While I agree that Objectivism has yet to encounter a real rebuttal of any kind, we have hardly "won" the philosophical argument. The world is still in the clutches of various forms of mysticism, altruism and collectivism (like the idea that government needs to do a bunch of stuff.)

You know, the title of one of Rand's books is Philosophy: Who Needs It.

It's worth checking out.


Who needs philosophy?

personallydisinterested's picture

As a species we have still not decided that we need philosophy.  Our strong feelings about issues never reach that level of sophistication.  The fundamental idea that is supported not by philosophy but by common sense is that important things must be done by the government.  We have won the philosophical arguement but that hasn't translated into a reasonable society.  How do we create a need for philosophy?


Philosophy is Fundamental

James S. Valliant's picture

And Hume was a pioneering historian and economist, too.

What a fellow says about the fundamental issues in philosophy can be far more important than any of his assertions on other topics.
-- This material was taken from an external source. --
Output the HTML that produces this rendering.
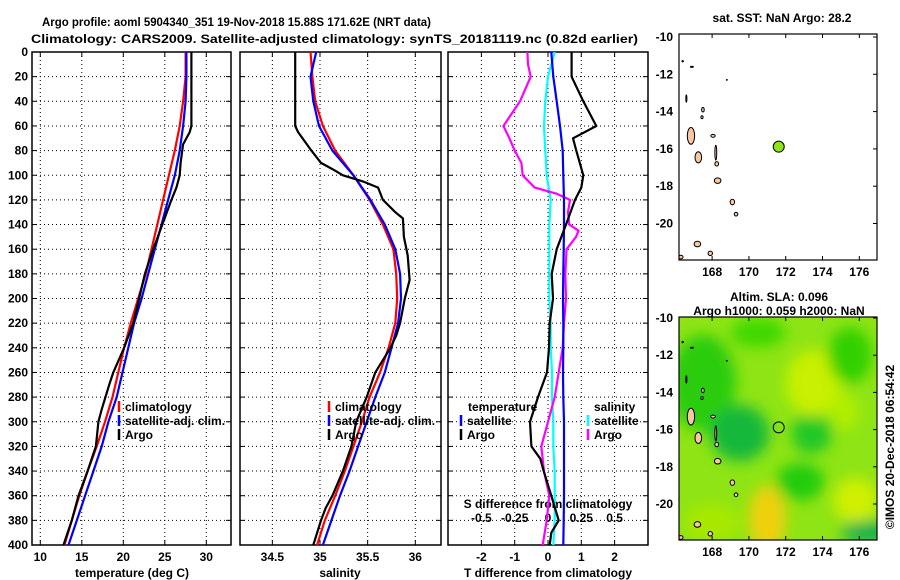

The more fundamental the man's ideas, the more of an impact they can have for good or ill.


Fred ...

Lindsay Perigo's picture

... but such "knowledge" is not the real thing, and you ... er ... know it.
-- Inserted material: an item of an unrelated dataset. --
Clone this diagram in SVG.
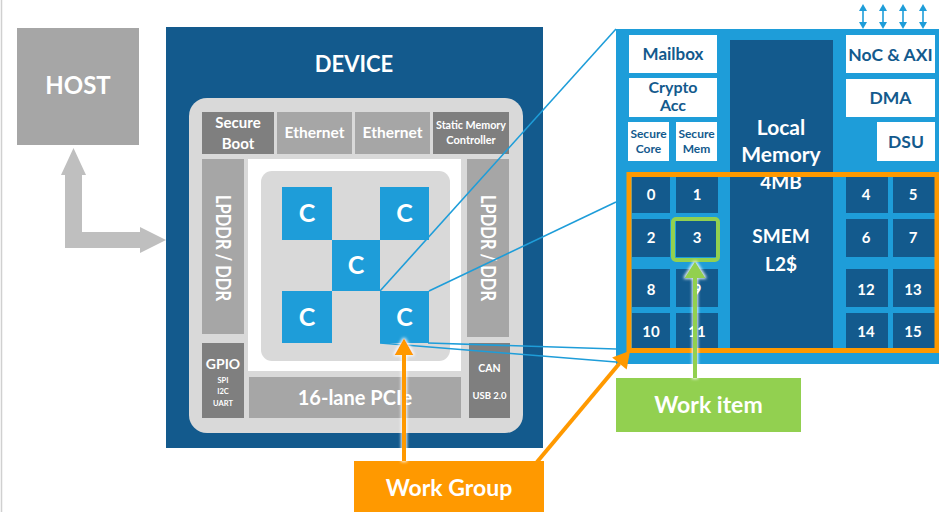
<svg xmlns="http://www.w3.org/2000/svg" width="939" height="512" viewBox="0 0 939 512">
  <style>
    text { font-family: "Lato", "Liberation Sans", sans-serif; font-weight: 700; text-anchor: middle; }
    .w { fill: #ffffff; }
    .db { fill: #135a8d; }
    .dev { fill: #135a8d; }
    .lb { fill: #1e9dd9; }
    .g1 { fill: #a6a6a6; }
    .g2 { fill: #7f7f7f; }
    .core { fill: #1e9dd9; }
    .tile { fill: #135a8d; }
    .wbox { fill: #ffffff; }
    .link { stroke: #1e9dd9; stroke-width: 1.6; fill: none; }
  </style>
  <defs>
    <marker id="headOrange" markerUnits="userSpaceOnUse" markerWidth="20" markerHeight="20" refX="0" refY="9" orient="auto" viewBox="0 0 16 18">
      <path d="M0,0.5 L15,9 L0,17.5 z" fill="#ff9900"/>
    </marker>
    <marker id="headGreen" markerUnits="userSpaceOnUse" markerWidth="20" markerHeight="22" refX="0" refY="10" orient="auto" viewBox="0 0 16 20">
      <path d="M0,0.5 L15,10 L0,19.5 z" fill="#92d050"/>
    </marker>
    <marker id="bi" markerUnits="userSpaceOnUse" markerWidth="8" markerHeight="8" refX="1" refY="4" orient="auto-start-reverse" viewBox="0 0 8 8">
      <path d="M0,0 L7,4 L0,8 z" fill="#1e9dd9"/>
    </marker>
    <filter id="halo" filterUnits="userSpaceOnUse" x="0" y="0" width="939" height="512">
      <feMorphology in="SourceAlpha" operator="dilate" radius="1.2" result="d"/>
      <feGaussianBlur in="d" stdDeviation="1.4" result="b"/>
      <feFlood flood-color="#ffffff" flood-opacity="0.9"/>
      <feComposite in2="b" operator="in" result="w"/>
      <feMerge><feMergeNode in="w"/><feMergeNode in="SourceGraphic"/></feMerge>
    </filter>
  </defs>

  <rect width="939" height="512" fill="#ffffff"/>
  <line x1="1.5" y1="0" x2="1.5" y2="512" stroke="#d0d0d0" stroke-width="1.5"/>

  <!-- host -->
  <g id="host">
    <rect x="17" y="28" width="122" height="117" class="g1"/>
    <text x="78" y="94" class="w" font-size="24">HOST</text>
  </g>

  <!-- device package -->
  <g id="device">
    <rect x="166" y="27" width="377" height="421" class="dev"/>
    <text x="354" y="72" class="w" font-size="22">DEVICE</text>
    <rect x="189" y="98" width="334" height="335" rx="18" fill="#d9d9d9"/>
    <rect x="248" y="159" width="213" height="212" fill="#ffffff"/>
    <rect x="261" y="171" width="189" height="190" rx="11" fill="#d9d9d9"/>
  </g>

  <g id="secure-boot">
    <rect x="202" y="112" width="72" height="42" class="g2"/>
    <text x="238" y="128" class="w" font-size="15">Secure</text>
    <text x="238" y="149" class="w" font-size="15">Boot</text>
  </g>
  <g id="ethernet-0">
    <rect x="277" y="112" width="75" height="42" class="g1"/>
    <text x="314.5" y="138" class="w" font-size="15.5">Ethernet</text>
  </g>
  <g id="ethernet-1">
    <rect x="355" y="112" width="75" height="42" class="g1"/>
    <text x="392.5" y="138" class="w" font-size="15.5">Ethernet</text>
  </g>
  <g id="static-memory-controller">
    <rect x="433" y="112" width="76" height="42" class="g2"/>
    <text x="471" y="129" class="w" font-size="11" textLength="70" lengthAdjust="spacingAndGlyphs">Static Memory</text>
    <text x="471" y="144" class="w" font-size="11">Controller</text>
  </g>
  <g id="lpddr-left">
    <rect x="202" y="159" width="42" height="175" class="g1"/>
    <text transform="translate(223,248) rotate(90)" x="0" y="7.5" class="w" font-size="20" textLength="106" lengthAdjust="spacingAndGlyphs">LPDDR / DDR</text>
  </g>
  <g id="lpddr-right">
    <rect x="467" y="159" width="42" height="178" class="g1"/>
    <text transform="translate(488,248) rotate(90)" x="0" y="7.5" class="w" font-size="20" textLength="106" lengthAdjust="spacingAndGlyphs">LPDDR / DDR</text>
  </g>
  <g id="gpio">
    <rect x="202" y="343" width="42" height="75" class="g2"/>
    <text x="223" y="369" class="w" font-size="14">GPIO</text>
    <text x="223" y="383" class="w" font-size="7.5">SPI</text>
    <text x="223" y="394" class="w" font-size="7.5">I2C</text>
    <text x="223" y="406" class="w" font-size="7.5">UART</text>
  </g>
  <g id="pcie">
    <rect x="249" y="377" width="212" height="41" class="g1"/>
    <text x="355" y="405" class="w" font-size="20">16-lane PCIe</text>
  </g>
  <g id="can-usb">
    <rect x="469" y="343" width="41" height="75" class="g2"/>
    <text x="489.5" y="372" class="w" font-size="10.5">CAN</text>
    <text x="489.5" y="399" class="w" font-size="9.5">USB 2.0</text>
  </g>

  <!-- compute cores -->
  <g id="core-0"><rect x="282" y="187" width="50" height="53" class="core"/><text x="307" y="222" class="w" font-size="25">C</text></g>
  <g id="core-1"><rect x="380" y="187" width="49" height="53" class="core"/><text x="404.5" y="222" class="w" font-size="25">C</text></g>
  <g id="core-2"><rect x="332" y="240" width="48" height="51" class="core"/><text x="356" y="274" class="w" font-size="25">C</text></g>
  <g id="core-3"><rect x="282" y="291" width="50" height="52" class="core"/><text x="307" y="326" class="w" font-size="25">C</text></g>
  <g id="core-4"><rect x="380" y="291" width="49" height="52" class="core"/><text x="404.5" y="326" class="w" font-size="25">C</text></g>

  <!-- zoomed core detail -->
  <g id="core-detail">
    <rect x="616" y="29" width="323" height="335" class="lb"/>
    <g id="mailbox"><rect x="629" y="35" width="88" height="38" class="wbox"/><text x="673" y="60" class="db" font-size="17">Mailbox</text></g>
    <g id="crypto-acc"><rect x="629" y="78" width="88" height="39" class="wbox"/><text x="673" y="93" class="db" font-size="16">Crypto</text><text x="673" y="111" class="db" font-size="16">Acc</text></g>
    <g id="secure-core"><rect x="628" y="122" width="41" height="39" class="wbox"/><text x="648.5" y="138" class="db" font-size="12">Secure</text><text x="648.5" y="153" class="db" font-size="12">Core</text></g>
    <g id="secure-mem"><rect x="676" y="122" width="41" height="39" class="wbox"/><text x="696.5" y="138" class="db" font-size="12">Secure</text><text x="696.5" y="153" class="db" font-size="12">Mem</text></g>
    <g id="noc-axi"><rect x="846" y="35" width="89" height="38" class="wbox"/><text x="890.5" y="61" class="db" font-size="17.5">NoC &amp; AXI</text></g>
    <g id="dma"><rect x="846" y="79" width="89" height="38" class="wbox"/><text x="890.5" y="104" class="db" font-size="17.5">DMA</text></g>
    <g id="dsu"><rect x="877" y="122" width="58" height="39" class="wbox"/><text x="906" y="148" class="db" font-size="17.5">DSU</text></g>
    <g id="local-memory">
      <rect x="730" y="40" width="103" height="308" class="tile"/>
      <text x="781" y="135" class="w" font-size="21">Local</text>
      <text x="781" y="162" class="w" font-size="21">Memory</text>
      <text x="781" y="189" class="w" font-size="19">4MB</text>
      <text x="781" y="243" class="w" font-size="19">SMEM</text>
      <text x="781" y="271" class="w" font-size="19">L2$</text>
    </g>
    <g id="lanes">
      <rect x="632" y="177" width="38" height="36" class="tile"/><text x="651" y="200" class="w" font-size="15">0</text>
      <rect x="676" y="177" width="42" height="36" class="tile"/><text x="697" y="200" class="w" font-size="15">1</text>
      <rect x="632" y="219" width="38" height="38" class="tile"/><text x="651" y="243" class="w" font-size="15">2</text>
      <rect x="676" y="219" width="42" height="38" class="tile"/><text x="697" y="243" class="w" font-size="15">3</text>
      <rect x="632" y="269" width="38" height="38" class="tile"/><text x="651" y="295" class="w" font-size="15">8</text>
      <rect x="676" y="269" width="42" height="38" class="tile"/><text x="697" y="295" class="w" font-size="15">9</text>
      <rect x="632" y="313" width="38" height="35" class="tile"/><text x="651" y="337" class="w" font-size="15">10</text>
      <rect x="676" y="313" width="42" height="35" class="tile"/><text x="697" y="337" class="w" font-size="15">11</text>
      <rect x="846" y="177" width="42" height="36" class="tile"/><text x="866" y="200" class="w" font-size="15">4</text>
      <rect x="893" y="177" width="42" height="36" class="tile"/><text x="913" y="200" class="w" font-size="15">5</text>
      <rect x="846" y="219" width="42" height="38" class="tile"/><text x="866" y="243" class="w" font-size="15">6</text>
      <rect x="893" y="219" width="42" height="38" class="tile"/><text x="913" y="243" class="w" font-size="15">7</text>
      <rect x="846" y="269" width="42" height="38" class="tile"/><text x="866" y="295" class="w" font-size="15">12</text>
      <rect x="893" y="269" width="42" height="38" class="tile"/><text x="913" y="295" class="w" font-size="15">13</text>
      <rect x="846" y="313" width="42" height="35" class="tile"/><text x="866" y="337" class="w" font-size="15">14</text>
      <rect x="893" y="313" width="42" height="35" class="tile"/><text x="913" y="337" class="w" font-size="15">15</text>
    </g>
    <!-- work-group outline and highlighted work item -->
    <rect id="work-group-frame" x="629" y="174.5" width="308" height="176" fill="none" stroke="#ff9900" stroke-width="5"/>
    <rect id="work-item-frame" x="673" y="219" width="45" height="41" rx="3" fill="none" stroke="#92d050" stroke-width="4"/>
  </g>

  <g id="work-group">
    <rect x="354" y="461" width="190" height="51" fill="#ff9900"/>
    <text x="449" y="496" class="w" font-size="23">Work Group</text>
  </g>
  <g id="work-item">
    <rect x="616" y="378" width="185" height="54" fill="#92d050"/>
    <text x="708.5" y="413" class="w" font-size="23">Work item</text>
  </g>

  <!-- connectors -->
  <g id="connectors">
    <path d="M73.5,148 L86,175 L82,175 L82,232 L140,232 L140,227 L166,240 L140,253 L140,248 L65,248 L65,175 L61,175 Z" fill="#bfbfbf"/>
    <line class="link" x1="380" y1="291" x2="616" y2="29"/>
    <line class="link" x1="429" y1="291" x2="616" y2="202"/>
    <line class="link" x1="428" y1="343" x2="616" y2="349"/>
    <line class="link" x1="380" y1="343" x2="616" y2="362"/>
    <g stroke="#1e9dd9" stroke-width="1.6">
      <line x1="863" y1="10" x2="863" y2="23" marker-start="url(#bi)" marker-end="url(#bi)"/>
      <line x1="883" y1="10" x2="883" y2="23" marker-start="url(#bi)" marker-end="url(#bi)"/>
      <line x1="903" y1="10" x2="903" y2="23" marker-start="url(#bi)" marker-end="url(#bi)"/>
      <line x1="923" y1="10" x2="923" y2="23" marker-start="url(#bi)" marker-end="url(#bi)"/>
    </g>
    <g filter="url(#halo)">
      <line x1="404" y1="461" x2="404" y2="355" stroke="#ff9900" stroke-width="4" marker-end="url(#headOrange)"/>
    </g>
    <line x1="537" y1="462" x2="619.4" y2="363.5" stroke="#ff9900" stroke-width="4" marker-end="url(#headOrange)"/>
    <g filter="url(#halo)">
      <line x1="695" y1="378" x2="695" y2="278" stroke="#92d050" stroke-width="4" marker-end="url(#headGreen)"/>
    </g>
  </g>
</svg>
Did you enjoy the parts about Hayek, Fred? Smiling


Linz

seddon's picture

"Immanuel Kant, the father of our times, who taught us, with far more sophistication than David Hume or Plato, that we can't know anything. [How does he know that we can't know anything if we can't know anything? Blank-out!]"

This is intellectual malpractice, and you know better.
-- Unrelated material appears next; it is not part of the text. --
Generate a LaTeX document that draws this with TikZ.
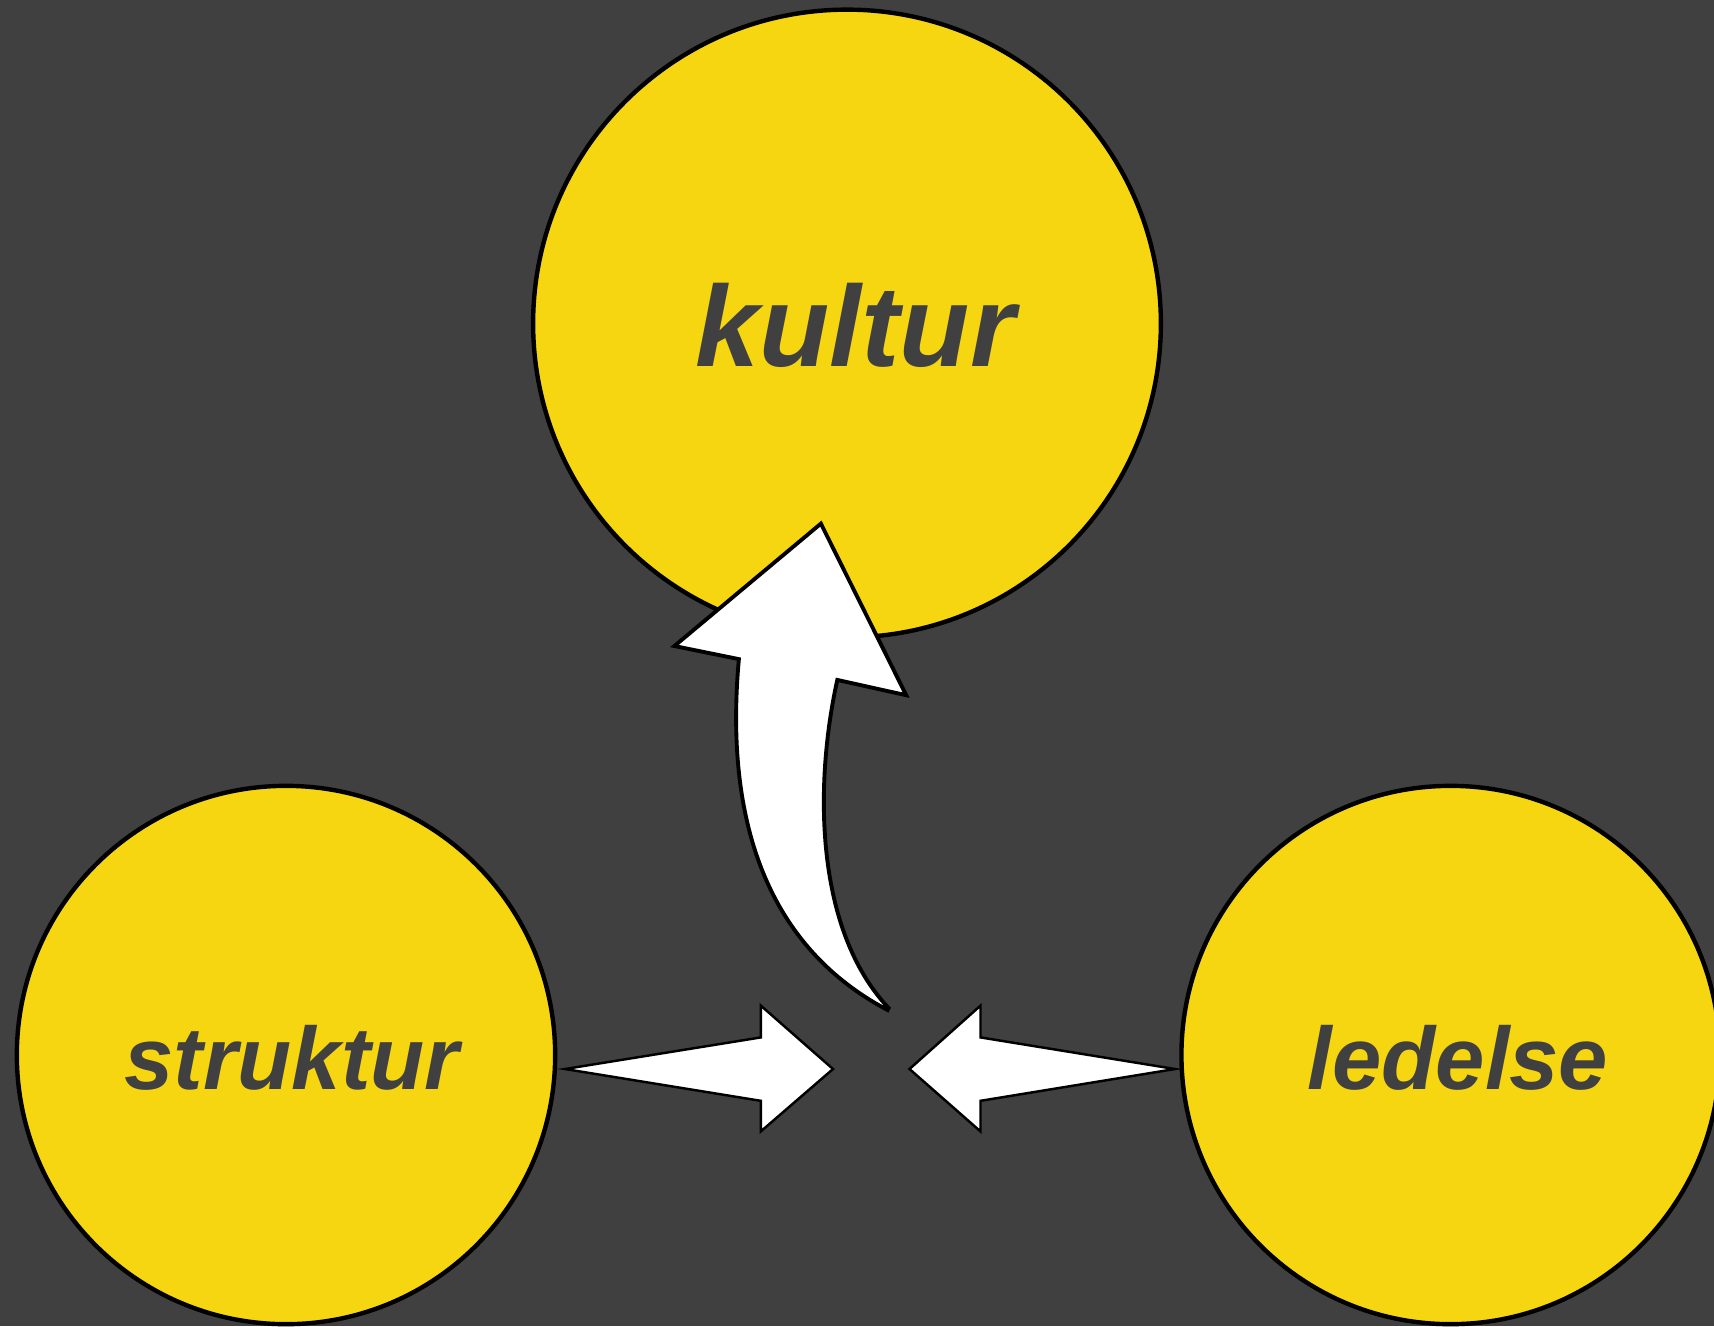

This is said of Kant, who in the 2nd preface to the CRITIQUE OF PURE REASON, cites three different disciplines that have achieve the status of a science, to wit: Aristotle's Logic, Euclid's Geometry and Newton Physics.

This is said of Kant, the last great Enlightment thinker who challenges us, in "What is Enlightment" to Dare to Know.

This is said of Kant who with his nebular hypothesis and theory of tides made actual contributions to science.

When we bash the great thinkers of the past, we do our enemies work for them.